What is a 'sex bot?'

Sex bots really exist, and 'fembots' really exist! They're unique to Japan, life-sized, audio animatronic robots. They have a texture like a skin. I'm not saying they're anatomically correct yet, but there's a big expectation. They're for hugging, they have nice hair.

Why is it any more preposterous than 'Her?'

We hide from ourselves that what we call the internet (...) is like 65% pornography. We hide from ourselves how much money is going into pornography.

Kate Darling and others have raised the idea of "robot prostitution."

You've been in LA recently, and you wrote about water conservation for the Globe.

First, after writing for the Boston Globe for 27 years they offered me my first photo credit! 

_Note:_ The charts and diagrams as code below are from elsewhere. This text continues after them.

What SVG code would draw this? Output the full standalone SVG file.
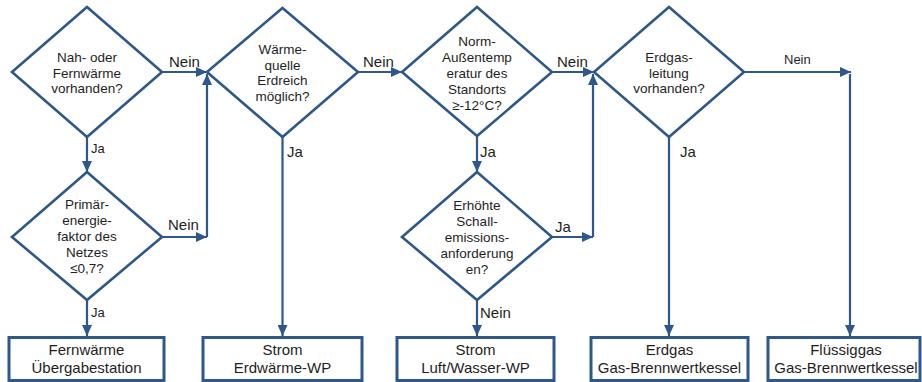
<svg xmlns="http://www.w3.org/2000/svg" width="922" height="382" viewBox="0 0 922 382">
<defs>
<marker id="arr" viewBox="0 0 10 10" refX="10" refY="5" markerWidth="11" markerHeight="10" markerUnits="userSpaceOnUse" orient="auto" preserveAspectRatio="none">
<path d="M0,0 L10,5 L0,10 z" fill="#2D5889"/>
</marker>
<style>
.dia{fill:#fff;stroke:#2D5889;stroke-width:2.6;stroke-linejoin:miter}
.box{fill:#fff;stroke:#2D5889;stroke-width:3}
.con{fill:none;stroke:#2D5889;stroke-width:2.2}
.arr{marker-end:url(#arr)}
.dt{font-family:"Liberation Sans",Arial,sans-serif;font-size:13.5px;fill:#1e1e1e;text-anchor:middle}
.bt{font-family:"Liberation Sans",Arial,sans-serif;font-size:15px;fill:#1e1e1e;text-anchor:middle}
.lb{font-family:"Liberation Sans",Arial,sans-serif;font-size:15px;fill:#1e1e1e}
.ls{font-family:"Liberation Sans",Arial,sans-serif;font-size:13px;fill:#1e1e1e}
</style>
</defs>
<rect width="922" height="382" fill="#fff"/>

<g id="connectors">
<path class="con arr" d="M162 72 H207"/>
<path class="con arr" d="M87 137 V172"/>
<path class="con arr" d="M162 237 H207"/>
<path class="con arr" d="M207 237 V74"/>
<path class="con arr" d="M87 300 V336"/>
<path class="con arr" d="M358 72 H402"/>
<path class="con arr" d="M282.5 137 V336"/>
<path class="con arr" d="M477 137 V172"/>
<path class="con arr" d="M552 72 H594"/>
<path class="con arr" d="M552 237 H593"/>
<path class="con arr" d="M593 237 V74"/>
<path class="con arr" d="M477 300 V336"/>
<path class="con arr" d="M744 72 H851"/>
<path class="con arr" d="M850 74 V336"/>
<path class="con arr" d="M669 137 V336"/>
<text class="lb" x="169" y="67">Nein</text>
<text class="ls" x="91" y="153">Ja</text>
<text class="lb" x="168" y="230">Nein</text>
<text class="ls" x="91" y="317">Ja</text>
<text class="lb" x="363" y="67">Nein</text>
<text class="lb" x="287" y="157">Ja</text>
<text class="lb" x="557" y="67">Nein</text>
<text class="lb" x="480" y="157">Ja</text>
<text class="lb" x="555" y="232">Ja</text>
<text class="lb" x="480" y="318">Nein</text>
<text class="ls" x="784" y="64">Nein</text>
<text class="lb" x="680" y="157">Ja</text>
</g>

<g id="d1">
<polygon class="dia" points="87,7 162,72 87,137 12,72"/>
<text class="dt" x="87" y="62">Nah- oder</text>
<text class="dt" x="87" y="77.5">Fernwärme</text>
<text class="dt" x="87" y="93">vorhanden?</text>
</g>

<g id="d2">
<polygon class="dia" points="87,172 162,237 87,300 12,237"/>
<text class="dt" x="87" y="209">Primär-</text>
<text class="dt" x="87" y="225">energie-</text>
<text class="dt" x="87" y="241">faktor des</text>
<text class="dt" x="87" y="257">Netzes</text>
<text class="dt" x="87" y="273">≤0,7?</text>
</g>

<g id="d3">
<polygon class="dia" points="282.5,8 358,72 282.5,137 207,72"/>
<text class="dt" x="282.5" y="54">Wärme-</text>
<text class="dt" x="282.5" y="69.5">quelle</text>
<text class="dt" x="282.5" y="85">Erdreich</text>
<text class="dt" x="282.5" y="100.5">möglich?</text>
</g>

<g id="d4">
<polygon class="dia" points="477,7 552,72 477,136 402,72"/>
<text class="dt" x="477" y="46">Norm-</text>
<text class="dt" x="477" y="62">Außentemp</text>
<text class="dt" x="477" y="78">eratur des</text>
<text class="dt" x="477" y="94">Standorts</text>
<text class="dt" x="477" y="110">≥-12°C?</text>
</g>

<g id="d5">
<polygon class="dia" points="477,172 552,237 477,300 402,237"/>
<text class="dt" x="477" y="210">Erhöhte</text>
<text class="dt" x="477" y="226">Schall-</text>
<text class="dt" x="477" y="242">emissions-</text>
<text class="dt" x="477" y="258">anforderung</text>
<text class="dt" x="477" y="274">en?</text>
</g>

<g id="d6">
<polygon class="dia" points="669,7 744,72 669,137 594,72"/>
<text class="dt" x="669" y="62">Erdgas-</text>
<text class="dt" x="669" y="77.5">leitung</text>
<text class="dt" x="669" y="93">vorhanden?</text>
</g>

<g id="b1">
<rect class="box" x="9" y="337.5" width="155" height="43"/>
<text class="bt" x="86.5" y="355">Fernwärme</text>
<text class="bt" x="86.5" y="373">Übergabestation</text>
</g>
<g id="b2">
<rect class="box" x="203" y="337.5" width="159" height="43"/>
<text class="bt" x="282.5" y="355">Strom</text>
<text class="bt" x="282.5" y="373">Erdwärme-WP</text>
</g>
<g id="b3">
<rect class="box" x="397" y="337.5" width="157" height="43"/>
<text class="bt" x="475.5" y="355">Strom</text>
<text class="bt" x="475.5" y="373">Luft/Wasser-WP</text>
</g>
<g id="b4">
<rect class="box" x="591" y="337.5" width="157" height="43"/>
<text class="bt" x="669.5" y="355">Erdgas</text>
<text class="bt" x="669.5" y="373">Gas-Brennwertkessel</text>
</g>
<g id="b5">
<rect class="box" x="768" y="337.5" width="152" height="43"/>
<text class="bt" x="846" y="355">Flüssiggas</text>
<text class="bt" x="846" y="373">Gas-Brennwertkessel</text>
</g>
</svg>
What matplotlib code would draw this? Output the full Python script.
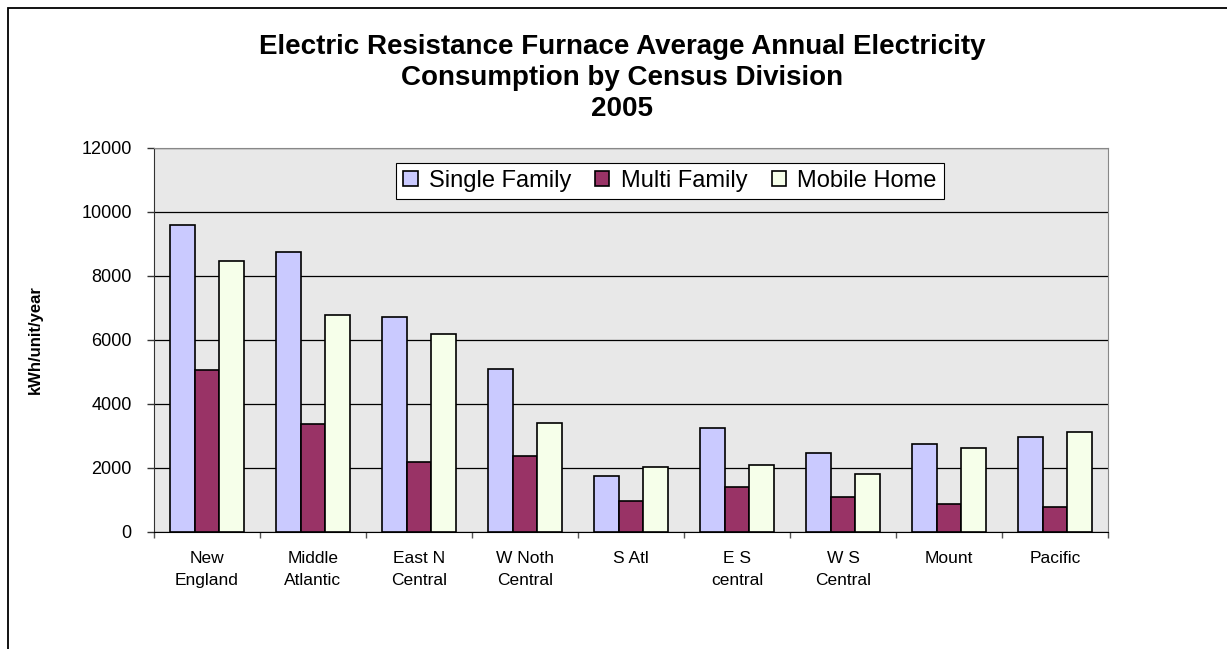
import numpy as np
import matplotlib.pyplot as plt
from matplotlib.patches import Rectangle

plt.rcParams["font.family"] = ["Liberation Sans", "DejaVu Sans"]

divisions = ["New\nEngland", "Middle\nAtlantic", "East N\nCentral", "W Noth\nCentral",
             "S Atl", "E S\ncentral", "W S\nCentral", "Mount", "Pacific"]
single_family = [9600, 8750, 6720, 5100, 1750, 3260, 2480, 2740, 2980]
multi_family = [5060, 3360, 2190, 2390, 970, 1410, 1100, 875, 770]
mobile_home = [8470, 6780, 6190, 3400, 2040, 2090, 1800, 2630, 3115]

series = [("Single Family", single_family, "#CACAFF"),
          ("Multi Family", multi_family, "#993366"),
          ("Mobile Home", mobile_home, "#F6FFEA")]

fig = plt.figure(figsize=(12.27, 6.49), dpi=100)
# chart area border: only the top and left edges fall inside the picture
fig.patches.append(Rectangle((8 / 1227, -0.1), 1.2, 1 - 8 / 649 + 0.1, transform=fig.transFigure,
                             fill=False, edgecolor="black", linewidth=1.3))

ax = fig.add_axes([154 / 1227, 1 - 532 / 649, 954 / 1227, 384 / 649])
ax.set_facecolor("#E8E8E8")

x = np.arange(len(divisions))
width = 0.23
for i, (name, values, color) in enumerate(series):
    ax.bar(x + (i - 1) * width, values, width, color=color, edgecolor="black",
           linewidth=1.2, label=name, zorder=3)

ax.set_xlim(-0.5, len(divisions) - 0.5)
ax.set_ylim(0, 12000)
ax.set_yticks(range(0, 12001, 2000))
ax.yaxis.grid(True, color="black", linewidth=0.9, zorder=1)
ax.set_axisbelow(True)
ax.tick_params(axis="y", labelsize=13, length=5, width=1, direction="out", pad=11, color="#333333")

ax.set_xticks(x)
ax.set_xticklabels(divisions, fontsize=12.5, linespacing=1.55)
ax.set_xticks(np.arange(-0.5, len(divisions)), minor=True)
ax.tick_params(axis="x", which="major", length=0, pad=14)
ax.tick_params(axis="x", which="minor", length=4.5, width=1, color="#555555")

for side in ["top", "right"]:
    ax.spines[side].set_color("#888888")
ax.spines["left"].set_color("#333333")
ax.spines["bottom"].set_color("black")

ax.set_ylabel("kWh/unit/year", fontsize=12, fontweight="bold", labelpad=28)

fig.text(0.507, 1 - 78 / 649, "Electric Resistance Furnace Average Annual Electricity\n"
         "Consumption by Census Division\n2005", ha="center", va="center",
         fontsize=20, fontweight="bold", linespacing=1.24)

leg = ax.legend(loc="center", bbox_to_anchor=(0.541, 0.915), ncol=3, fontsize=17,
                frameon=True, fancybox=False, edgecolor="black", framealpha=1,
                handlelength=0.6, handleheight=0.6, handletextpad=0.5, columnspacing=1.0,
                borderpad=0.3)
leg.get_frame().set_linewidth(0.8)

fig.savefig("out.png", dpi=100)
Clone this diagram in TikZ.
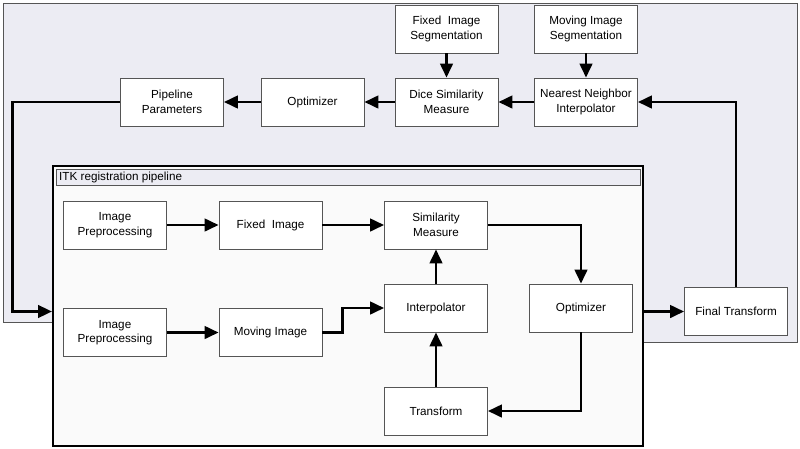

It was January 26th that [Gov. Jerry] Brown declared the state to be in a conservation emergency. (...) There just is no drought [impact] in any seriously-populated area (...) People aren't even dialing back lawn-watering!

Agriculture gets 80 percent of the water distributed around the state (...) San Francisco and LA managed their 20 percent allocation a lot better than agriculture managed their 80 percent.

LA saw this coming, and decided to do something to do it. Mainly, curiously, they've been catching rain, and storing it in aquifers. (...)

And you did some digging into water consumption.

Per capita consumption of water in Los Angeles 1978 was about 180 gallons a day, which is a lot. Now it's down to a 123. A resident of Cohasset, MA uses half that amount! It's because the MWRA just decided to charge a lot for water.

Where do you come down on the effort to get rid of the Tony Matelli 'Sleepwalker' statue -- the one of the man in the underpants -- on the campus of Wellesley College?

That's art, baby. That's great that a piece of public art is exacting these responses. We can have the cheap laugh at the undergrads of Wellesley college but that's not necessary. It was interesting that the sculptor did a sleepwalking woman [too].

But sleepwalking women don't conjure up images of predators.

Dangerous to assume.

By the way, Matelli's sleepwalking woman was wearing underpants and nothing else, nothing on top.

It's just great that people are talking about public art.